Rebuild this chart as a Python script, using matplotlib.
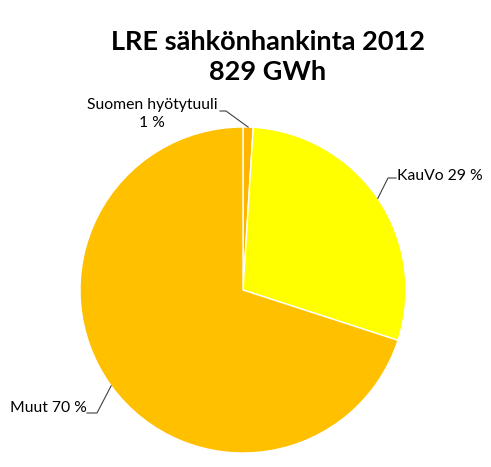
import numpy as np
import matplotlib
matplotlib.use("Agg")
import matplotlib.pyplot as plt

# data
labels = ["Suomen hyötytuuli", "KauVo", "Muut"]
shares = [1, 29, 70]
colors = ["#FFB400", "#FFFF00", "#FFC000"]
title = "LRE sähkönhankinta 2012\n829 GWh"

plt.rcParams["font.family"] = ["Lato", "DejaVu Sans"]

W, H = 491, 467
fig = plt.figure(figsize=(W / 100, H / 100), dpi=100)

# pie box in pixels: centre (243, 290), radius 163
cx, cy, r = 243, 290, 163
ax = fig.add_axes([(cx - r) / W, (H - cy - r) / H, 2 * r / W, 2 * r / H])
wedges, _ = ax.pie(shares, colors=colors, startangle=90, counterclock=False,
                   radius=1, wedgeprops=dict(edgecolor="white", linewidth=1))
ax.set_xlim(-1, 1)
ax.set_ylim(-1, 1)
ax.set_aspect("equal")
ax.axis("off")

fig.text(268 / W, 1 - 57 / H, title, ha="center", va="center",
         fontsize=19.5, fontweight="bold", linespacing=1.3)


def px(x, y):
    # pixel -> data coords of the pie axes
    return (x - cx) / r, (cy - y) / r


# label text, elbow and text end positions (pixels)
label_text = ["Suomen hyötytuuli\n1 %", "KauVo 29 %", "Muut 70 %"]
label_pos = [(152, 114), (397, 176), (48, 408)]
label_ha = ["center", "left", "center"]
elbows = [(226, 111), (388, 178), (97, 413)]
ends = [(220, 111), (396, 178), (87, 413)]

for w, txt, pos, ha, el, en in zip(wedges, label_text, label_pos, label_ha,
                                   elbows, ends):
    ang = np.deg2rad((w.theta1 + w.theta2) / 2)
    ex, ey = np.cos(ang), np.sin(ang)
    xs = [ex, px(*el)[0], px(*en)[0]]
    ys = [ey, px(*el)[1], px(*en)[1]]
    ax.plot(xs, ys, color="#404040", lw=0.8, clip_on=False)
    tx, ty = px(*pos)
    ax.text(tx, ty, txt, ha=ha, va="center", fontsize=11.3,
            linespacing=1.3, color="black")

fig.savefig("out.png", dpi=100)
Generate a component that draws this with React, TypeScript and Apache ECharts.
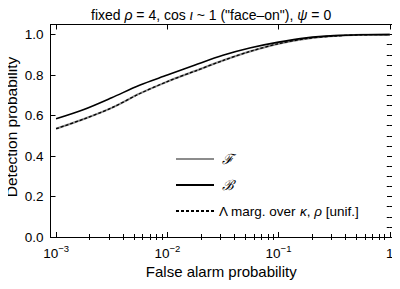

Aim: Quote, please, every line of the material above from its start through the line that has "return (x - cx) / r, (cy - y) / r", reproducing the words exactly and dropping any images.

Exercise answer:
Rebuild this chart as a Python script, using matplotlib.
import numpy as np
import matplotlib
matplotlib.use("Agg")
import matplotlib.pyplot as plt

# data
labels = ["Suomen hyötytuuli", "KauVo", "Muut"]
shares = [1, 29, 70]
colors = ["#FFB400", "#FFFF00", "#FFC000"]
title = "LRE sähkönhankinta 2012\n829 GWh"

plt.rcParams["font.family"] = ["Lato", "DejaVu Sans"]

W, H = 491, 467
fig = plt.figure(figsize=(W / 100, H / 100), dpi=100)

# pie box in pixels: centre (243, 290), radius 163
cx, cy, r = 243, 290, 163
ax = fig.add_axes([(cx - r) / W, (H - cy - r) / H, 2 * r / W, 2 * r / H])
wedges, _ = ax.pie(shares, colors=colors, startangle=90, counterclock=False,
                   radius=1, wedgeprops=dict(edgecolor="white", linewidth=1))
ax.set_xlim(-1, 1)
ax.set_ylim(-1, 1)
ax.set_aspect("equal")
ax.axis("off")

fig.text(268 / W, 1 - 57 / H, title, ha="center", va="center",
         fontsize=19.5, fontweight="bold", linespacing=1.3)


def px(x, y):
    # pixel -> data coords of the pie axes
    return (x - cx) / r, (cy - y) / r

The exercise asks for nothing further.